Exabeam Data Lake Agent Collector

Exabeam supports three types of agent connectors for log collection:

  • Windows Log Collectors – Installed on Windows machines.

  • File Log Collectors – Installed on Windows or Linux machines.

  • Gzip Log Collectors – Installed on Windows or Linux machines.

These are lightweight processes that are installed on machines (i.e. workstations, servers) to capture operational data such as hardware events, security system events, application events, operating system metrics, network packets, health metrics, etc. The connectors read from one or more event logs, Gzipped logs, and filters the events based on user-configured criteria. The connectors watch the event logs and send any new events in real time. The read position is persisted in order to allow the connectors to resume after restarts.

While file log collectors can be installed on Windows machines, they will only collect file inputs and will not collect windows event logs. If you would like to capture Windows event logs you must install Windows Event collectors.

Gzip file collectors process Gzipped files and publish them to Exabeam Data Lake.

Exabeam Data LakeServer Side Collector

Direct log collection is supported on Data Lake. Essentially, as long as there is a way to send syslog from a device (such as Windows or Unix servers) or a security solution (such as a DLP solution), Data Lake can ingest them. Alternatively, Data Lake can remotely connect to databases and Cisco eStreamer to fetch logs. In addition, Data Lake can also ingest logs from any device capable of sending Syslog (e.g. DLP, Firewall)

Data Lake supports data pushes from the following log sources:

  • Syslog

  • DB Collectors for MySQL, MS-SQL, Oracle, PostgreSQL

  • eStreamer

Through Cisco eStreamer Collectors Data Lake provides the ability for organizations to collect data from their Cisco FireSight systems. Like the three collectors mentioned above, the eStreamer collector is a service that runs on the Data Lake Site Collector appliance and connects to the remote servers communicating over the Cisco eStreamer protocol.

Exabeam Data Lake Ingestion

The Data Lake Ingestion Engine serves as an aggregator, accepting logs via Syslog or via Log Collectors. It supports a variety of inputs that simultaneously pull in events from a multitude of common sources, unifying your data regardless of format or schema.
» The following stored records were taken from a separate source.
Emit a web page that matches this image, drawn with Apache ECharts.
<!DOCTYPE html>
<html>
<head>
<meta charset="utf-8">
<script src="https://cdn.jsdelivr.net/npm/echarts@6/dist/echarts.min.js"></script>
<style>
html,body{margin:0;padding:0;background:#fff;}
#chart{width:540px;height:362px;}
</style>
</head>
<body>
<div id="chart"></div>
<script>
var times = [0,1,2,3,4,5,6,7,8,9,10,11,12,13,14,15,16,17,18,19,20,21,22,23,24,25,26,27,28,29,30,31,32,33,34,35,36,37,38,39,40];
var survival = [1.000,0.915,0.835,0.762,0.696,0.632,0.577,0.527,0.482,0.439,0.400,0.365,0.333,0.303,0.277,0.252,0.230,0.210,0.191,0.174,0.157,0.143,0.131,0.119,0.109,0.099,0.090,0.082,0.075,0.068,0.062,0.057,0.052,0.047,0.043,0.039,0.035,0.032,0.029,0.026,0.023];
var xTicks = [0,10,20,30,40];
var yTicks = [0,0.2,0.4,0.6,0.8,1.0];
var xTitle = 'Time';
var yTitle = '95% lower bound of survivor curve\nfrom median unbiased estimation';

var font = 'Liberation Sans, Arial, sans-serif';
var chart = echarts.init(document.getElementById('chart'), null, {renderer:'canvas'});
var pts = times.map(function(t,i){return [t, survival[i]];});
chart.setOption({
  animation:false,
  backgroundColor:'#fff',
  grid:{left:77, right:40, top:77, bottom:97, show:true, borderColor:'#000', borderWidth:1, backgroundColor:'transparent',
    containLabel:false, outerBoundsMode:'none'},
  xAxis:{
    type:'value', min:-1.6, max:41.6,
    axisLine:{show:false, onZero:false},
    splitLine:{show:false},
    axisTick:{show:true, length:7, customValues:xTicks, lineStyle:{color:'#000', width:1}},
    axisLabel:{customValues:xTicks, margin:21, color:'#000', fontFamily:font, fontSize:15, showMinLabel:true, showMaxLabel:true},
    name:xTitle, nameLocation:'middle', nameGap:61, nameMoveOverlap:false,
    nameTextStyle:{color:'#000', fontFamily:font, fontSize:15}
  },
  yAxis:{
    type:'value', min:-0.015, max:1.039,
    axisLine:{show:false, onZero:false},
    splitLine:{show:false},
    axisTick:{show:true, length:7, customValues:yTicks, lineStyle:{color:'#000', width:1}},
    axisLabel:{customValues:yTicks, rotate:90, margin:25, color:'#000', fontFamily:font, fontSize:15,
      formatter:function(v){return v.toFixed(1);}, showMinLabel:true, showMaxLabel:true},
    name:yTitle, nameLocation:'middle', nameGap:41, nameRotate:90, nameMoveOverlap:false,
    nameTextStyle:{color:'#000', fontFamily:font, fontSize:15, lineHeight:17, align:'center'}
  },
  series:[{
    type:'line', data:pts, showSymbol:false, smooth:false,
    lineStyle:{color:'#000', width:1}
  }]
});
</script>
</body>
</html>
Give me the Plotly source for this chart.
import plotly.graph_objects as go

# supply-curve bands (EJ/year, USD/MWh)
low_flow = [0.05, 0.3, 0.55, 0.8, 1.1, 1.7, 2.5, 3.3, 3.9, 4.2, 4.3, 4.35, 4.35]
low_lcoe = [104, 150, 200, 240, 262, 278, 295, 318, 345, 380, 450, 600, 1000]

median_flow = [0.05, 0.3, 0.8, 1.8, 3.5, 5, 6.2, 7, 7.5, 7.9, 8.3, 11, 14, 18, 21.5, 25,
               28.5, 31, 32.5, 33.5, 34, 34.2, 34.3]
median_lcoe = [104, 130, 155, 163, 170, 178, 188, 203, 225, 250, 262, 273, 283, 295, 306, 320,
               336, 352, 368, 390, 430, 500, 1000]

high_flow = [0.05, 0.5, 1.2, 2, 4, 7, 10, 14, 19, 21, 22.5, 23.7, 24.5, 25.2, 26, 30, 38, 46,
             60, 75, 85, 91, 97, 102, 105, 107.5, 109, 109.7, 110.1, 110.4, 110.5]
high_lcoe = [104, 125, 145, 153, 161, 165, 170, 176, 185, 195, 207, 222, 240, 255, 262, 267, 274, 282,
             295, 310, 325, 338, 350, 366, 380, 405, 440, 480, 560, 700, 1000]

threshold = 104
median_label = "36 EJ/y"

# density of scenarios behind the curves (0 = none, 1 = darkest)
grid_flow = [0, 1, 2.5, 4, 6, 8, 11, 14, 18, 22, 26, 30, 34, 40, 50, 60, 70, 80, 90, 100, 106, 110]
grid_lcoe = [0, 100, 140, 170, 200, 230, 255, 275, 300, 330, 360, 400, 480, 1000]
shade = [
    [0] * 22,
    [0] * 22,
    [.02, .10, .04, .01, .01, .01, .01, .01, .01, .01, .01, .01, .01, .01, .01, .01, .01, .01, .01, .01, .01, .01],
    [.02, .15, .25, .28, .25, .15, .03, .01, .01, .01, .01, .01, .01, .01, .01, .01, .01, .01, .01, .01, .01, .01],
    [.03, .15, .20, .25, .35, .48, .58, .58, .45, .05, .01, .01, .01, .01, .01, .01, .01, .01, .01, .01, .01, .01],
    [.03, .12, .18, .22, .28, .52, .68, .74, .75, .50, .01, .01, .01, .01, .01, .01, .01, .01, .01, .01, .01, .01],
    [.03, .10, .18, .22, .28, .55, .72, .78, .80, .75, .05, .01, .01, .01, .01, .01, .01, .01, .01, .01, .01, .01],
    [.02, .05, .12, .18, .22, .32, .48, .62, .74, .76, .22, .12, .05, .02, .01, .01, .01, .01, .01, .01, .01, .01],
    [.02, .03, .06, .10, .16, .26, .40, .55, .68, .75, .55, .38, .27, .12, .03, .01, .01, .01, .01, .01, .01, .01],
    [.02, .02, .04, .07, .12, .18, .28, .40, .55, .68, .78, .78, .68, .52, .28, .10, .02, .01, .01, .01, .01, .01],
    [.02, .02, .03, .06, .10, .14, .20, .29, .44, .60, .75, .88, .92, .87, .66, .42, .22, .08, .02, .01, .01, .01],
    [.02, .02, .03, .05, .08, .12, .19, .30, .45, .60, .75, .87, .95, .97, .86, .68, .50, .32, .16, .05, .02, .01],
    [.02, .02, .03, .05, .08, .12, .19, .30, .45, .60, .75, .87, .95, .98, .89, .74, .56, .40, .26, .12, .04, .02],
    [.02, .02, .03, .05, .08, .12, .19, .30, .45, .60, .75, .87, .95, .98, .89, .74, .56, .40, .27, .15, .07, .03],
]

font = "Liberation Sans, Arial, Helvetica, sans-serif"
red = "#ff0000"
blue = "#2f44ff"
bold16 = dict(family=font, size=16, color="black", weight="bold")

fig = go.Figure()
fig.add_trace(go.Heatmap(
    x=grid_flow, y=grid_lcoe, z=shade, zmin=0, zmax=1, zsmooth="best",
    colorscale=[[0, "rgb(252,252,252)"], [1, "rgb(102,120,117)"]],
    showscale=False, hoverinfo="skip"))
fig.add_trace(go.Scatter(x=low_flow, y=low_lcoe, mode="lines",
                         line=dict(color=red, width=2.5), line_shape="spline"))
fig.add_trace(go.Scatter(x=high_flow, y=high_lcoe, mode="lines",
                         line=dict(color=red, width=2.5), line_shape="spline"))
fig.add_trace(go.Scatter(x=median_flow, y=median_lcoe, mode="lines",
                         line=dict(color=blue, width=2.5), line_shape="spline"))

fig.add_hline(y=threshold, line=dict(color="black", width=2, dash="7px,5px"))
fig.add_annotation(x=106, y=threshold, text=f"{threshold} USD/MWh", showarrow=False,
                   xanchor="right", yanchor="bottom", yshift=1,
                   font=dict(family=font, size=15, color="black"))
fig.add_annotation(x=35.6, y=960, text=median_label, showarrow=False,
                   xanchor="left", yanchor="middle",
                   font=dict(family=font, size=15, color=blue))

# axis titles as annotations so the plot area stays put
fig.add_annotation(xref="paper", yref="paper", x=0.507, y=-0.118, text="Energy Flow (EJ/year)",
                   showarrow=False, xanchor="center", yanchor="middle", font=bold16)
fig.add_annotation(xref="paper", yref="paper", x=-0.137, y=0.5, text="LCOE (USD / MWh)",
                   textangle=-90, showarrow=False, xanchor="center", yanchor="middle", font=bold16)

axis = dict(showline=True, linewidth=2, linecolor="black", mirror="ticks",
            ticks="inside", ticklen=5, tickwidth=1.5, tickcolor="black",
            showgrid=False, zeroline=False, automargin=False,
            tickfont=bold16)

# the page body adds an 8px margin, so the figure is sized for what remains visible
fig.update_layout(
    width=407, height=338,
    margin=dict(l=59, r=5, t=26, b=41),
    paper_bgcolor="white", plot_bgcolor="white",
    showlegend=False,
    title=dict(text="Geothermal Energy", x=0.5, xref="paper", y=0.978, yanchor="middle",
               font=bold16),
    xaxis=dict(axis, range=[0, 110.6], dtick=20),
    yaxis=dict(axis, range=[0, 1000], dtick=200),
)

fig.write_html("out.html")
Kafka processes streams of records as they occur and builds real-time streaming data pipelines that reliably move data between systems. It organizes all the incoming logs and builds a message queue to the Indexer, buffering and controlling the volume of logs coming into the Indexer.

Warning

Data Lake architecture is optimized to ingest log events that are less than 1 MB per event. This is a high safety limit that many customers will never hit. Please contact Exabeam Customer Success to assist in fine tuning this value.
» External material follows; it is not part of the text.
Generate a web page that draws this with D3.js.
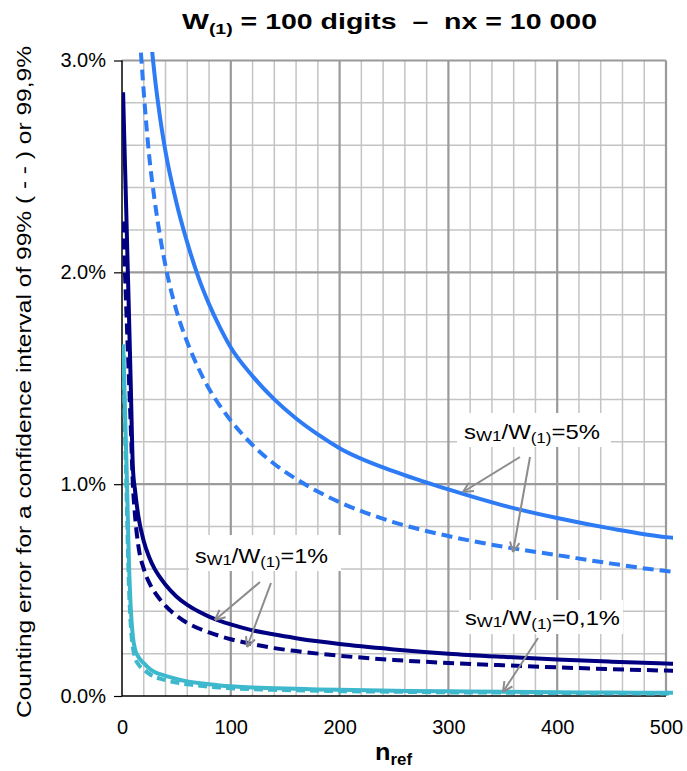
<!DOCTYPE html>
<html><head><meta charset="utf-8">
<script src="https://cdn.jsdelivr.net/npm/d3@7"></script>
<style>body{margin:0;background:#fff}svg{display:block}text{font-family:Arial,"Liberation Sans",sans-serif}</style>
</head><body><svg id="c" width="687" height="771"></svg>
<script>
// n_ref values (x)
const nRef = [1,2,3,4,5,6,8,10,12,15,20,25,30,35,40,50,60,70,80,90,100,120,140,160,180,200,250,300,350,400,450,500,510];
// counting error in % — solid = 99,9 %, dashed = 99 %
const s5_999 = [null,null,null,null,null,null,null,null,null,4.2,3.6,3.2,2.93,2.73,2.57,2.33,2.14,1.98,1.85,1.74,1.645,1.51,1.40,1.31,1.235,1.17,1.06,0.975,0.90,0.84,0.79,0.75,0.745];
const s5_99  = [null,null,null,null,null,null,null,4.0,3.6,3.25,2.85,2.55,2.34,2.17,2.03,1.82,1.67,1.55,1.45,1.37,1.30,1.185,1.095,1.025,0.965,0.915,0.82,0.755,0.705,0.665,0.625,0.59,0.585];
const s1_999 = [2.85,2.65,2.46,2.27,2.07,1.88,1.48,1.08,0.97,0.85,0.73,0.655,0.60,0.56,0.525,0.47,0.43,0.40,0.375,0.355,0.338,0.31,0.29,0.273,0.258,0.245,0.22,0.2,0.185,0.172,0.162,0.153,0.151];
const s1_99  = [2.24,2.10,1.96,1.82,1.68,1.55,1.28,1.00,0.85,0.71,0.60,0.535,0.49,0.455,0.425,0.38,0.345,0.32,0.30,0.283,0.268,0.245,0.226,0.212,0.20,0.19,0.17,0.156,0.145,0.135,0.127,0.12,0.119];
const s01_999 = [1.66,1.50,1.30,1.12,0.92,0.70,0.42,0.28,0.22,0.185,0.155,0.13,0.113,0.103,0.095,0.08,0.069,0.061,0.055,0.05,0.046,0.04,0.037,0.034,0.031,0.029,0.025,0.022,0.02,0.018,0.016,0.015,0.015];
const s01_99  = [1.62,1.42,1.20,1.00,0.78,0.58,0.34,0.23,0.18,0.15,0.125,0.105,0.09,0.082,0.075,0.063,0.055,0.049,0.044,0.04,0.037,0.032,0.029,0.027,0.025,0.023,0.02,0.017,0.016,0.014,0.013,0.012,0.012];
const xTicks = [0,100,200,300,400,500];
const yTicks = [0,1,2,3];

const svg = d3.select("#c");
const L=122, R=666, T=60.5, B=696;
const x = d3.scaleLinear().domain([0,500]).range([L,R]);
const y = d3.scaleLinear().domain([0,3]).range([B,T]);

// grid
const g = svg.append("g");
d3.range(20,500,20).filter(v=>v%100!==0).forEach(v=>{
  g.append("line").attr("x1",x(v)).attr("x2",x(v)).attr("y1",T).attr("y2",B).attr("stroke","#c4c4c4").attr("stroke-width",1.5);
});
d3.range(0.2,3,0.2).filter(v=>Math.abs(v-Math.round(v))>0.01).forEach(v=>{
  g.append("line").attr("x1",L).attr("x2",R).attr("y1",y(v)).attr("y2",y(v)).attr("stroke","#c4c4c4").attr("stroke-width",1.5);
});
[100,200,300,400,500].forEach(v=>{
  g.append("line").attr("x1",x(v)).attr("x2",x(v)).attr("y1",T).attr("y2",B).attr("stroke","#9a9a9a").attr("stroke-width",2.2);
});
[1,2,3].forEach(v=>{
  g.append("line").attr("x1",L).attr("x2",R).attr("y1",y(v)).attr("y2",y(v)).attr("stroke","#9a9a9a").attr("stroke-width",2.2);
});

// axes
const ya = svg.append("g").attr("transform",`translate(${L},0)`)
  .call(d3.axisLeft(y).tickValues(yTicks).tickSize(8).tickPadding(8).tickFormat(d=>d.toFixed(1)+"%"));
ya.select(".domain").remove();
ya.selectAll("line").attr("stroke","#000").attr("stroke-width",1.2);
ya.selectAll("text").attr("font-size",20).attr("fill","#000").attr("font-family","Arial, Liberation Sans, sans-serif");
const xa = svg.append("g").attr("transform",`translate(0,${B})`)
  .call(d3.axisBottom(x).tickValues(xTicks).tickSize(0).tickPadding(24));
xa.select(".domain").remove();
xa.selectAll("text").attr("font-size",20).attr("fill","#000").attr("font-family","Arial, Liberation Sans, sans-serif");
svg.append("line").attr("x1",L).attr("x2",L).attr("y1",T).attr("y2",B).attr("stroke","#000").attr("stroke-width",1.5);
svg.append("line").attr("x1",L).attr("x2",R).attr("y1",B).attr("y2",B).attr("stroke","#000").attr("stroke-width",1.5);

// clip
svg.append("defs").append("clipPath").attr("id","cp").append("rect").attr("x",L).attr("y",52).attr("width",673-L).attr("height",B-52);

const series = [
  {v:s01_99, c:"#3db8cc", d:"9,5"},
  {v:s01_999,c:"#3db8cc", d:null},
  {v:s1_99,  c:"#000080", d:"11,6"},
  {v:s1_999, c:"#000080", d:null},
  {v:s5_99,  c:"#2e7bf6", d:"11,6"},
  {v:s5_999, c:"#2e7bf6", d:null}
];
const line = d3.line().defined(d=>d[1]!=null).x(d=>x(d[0])).y(d=>y(d[1])).curve(d3.curveMonotoneX);
const lg = svg.append("g").attr("clip-path","url(#cp)");
series.forEach(s=>{
  lg.append("path").datum(nRef.map((n,i)=>[n,s.v[i]]))
    .attr("d",line).attr("fill","none").attr("stroke",s.c).attr("stroke-width",4)
    .attr("stroke-dasharray",s.d).attr("stroke-linejoin","round");
});

// annotations
function label(tx,ty,rect,pct,len){
  svg.append("rect").attr("x",rect[0]).attr("y",rect[1]).attr("width",rect[2]).attr("height",rect[3]).attr("fill","#fff");
  const t = svg.append("text").attr("x",tx).attr("y",ty).attr("font-size",21).attr("fill","#000")
    .attr("textLength",len).attr("lengthAdjust","spacingAndGlyphs");
  t.append("tspan").text("s");
  t.append("tspan").attr("font-size",15).attr("dy",2).text("W1");
  t.append("tspan").attr("font-size",21).attr("dy",-2).text("/W");
  t.append("tspan").attr("font-size",15).attr("dy",4).text("(1)");
  t.append("tspan").attr("font-size",21).attr("dy",-4).text("="+pct);
}
label(464,439,[457,413,154,34],"5%",136);
label(195,563,[189,535,152,36],"1%",133);
label(465,625,[459,600,164,34],"0,1%",155);

function arrow(x1,y1,x2,y2){
  svg.append("line").attr("x1",x1).attr("y1",y1).attr("x2",x2).attr("y2",y2).attr("stroke","#8c8c8c").attr("stroke-width",2);
  const a = Math.atan2(y2-y1,x2-x1), h=11, w=0.45;
  [a+Math.PI-w, a+Math.PI+w].forEach(b=>{
    svg.append("line").attr("x1",x2).attr("y1",y2).attr("x2",x2+h*Math.cos(b)).attr("y2",y2+h*Math.sin(b)).attr("stroke","#8c8c8c").attr("stroke-width",2);
  });
}
arrow(520,457,463,492);
arrow(530,457,513,552);
arrow(260,582,215,620);
arrow(271,583,247,647);
arrow(538,638,503,692);

// title
const tt = svg.append("text").attr("x",182).attr("y",29).attr("font-weight","bold").attr("font-size",22)
  .attr("textLength",415).attr("lengthAdjust","spacingAndGlyphs").attr("xml:space","preserve");
tt.append("tspan").text("W");
tt.append("tspan").attr("font-size",15).attr("dy",5).text("(1)");
tt.append("tspan").attr("dy",-5).text(" = 100 digits  \u2013  nx = 10 000");

// x title
const xt = svg.append("text").attr("x",375).attr("y",760).attr("font-weight","bold").attr("font-size",24)
  .attr("textLength",37).attr("lengthAdjust","spacingAndGlyphs");
xt.append("tspan").text("n");
xt.append("tspan").attr("font-size",16).attr("dy",5).text("ref");

// y title
svg.append("text").attr("transform","translate(31,382) rotate(-90)").attr("text-anchor","middle").attr("font-size",21)
  .attr("textLength",672).attr("lengthAdjust","spacingAndGlyphs")
  .text("Counting error for a confidence interval of 99% ( - - ) or 99,9%");
</script></body></html>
  • Syslog- The Ingestor will accept syslog via a syslog ingestor instance listening on multiple ports and protocols. The messages will be written to a Kafka message queue. You can also use a load balancer to distribute your syslog data across your various nodes in the Data Lake cluster. The collector will accept syslog via TLS on port TCP/515. The messages will be forwarded to a Kafka message queue.
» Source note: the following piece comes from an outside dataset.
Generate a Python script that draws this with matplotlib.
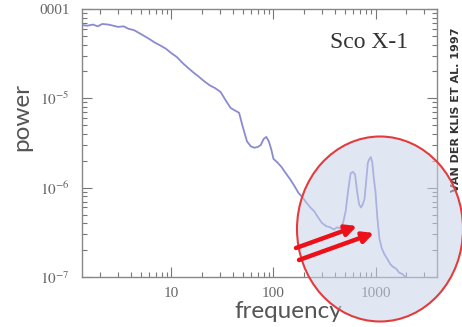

  • Collectors- These are deployed on customer systems and will send messages to Kafka directly.

Exabeam Data Lake Indexer

The Data Lake Indexer accepts raw logs from the Ingestor. It then parses relevant information from each log, enriches the data with contextual information, then indexes each log for full-text searching in near real time. The indexer dynamically transforms and prepares your data regardless of format or complexity.

Parsing

One of the purposes of indexing data is to turn verbose messages into user-readable data structures. Data Lake extracts pre-defined fields from the logs by running them through a series of parsers. Log events are “typed” as defined by the parsers. For example, a Windows 4624 event from any collector such as Splunk or Exabeam Cloud Connector would be “typed” as windows-4624.

The original log data, along with the extracted fields, are searchable.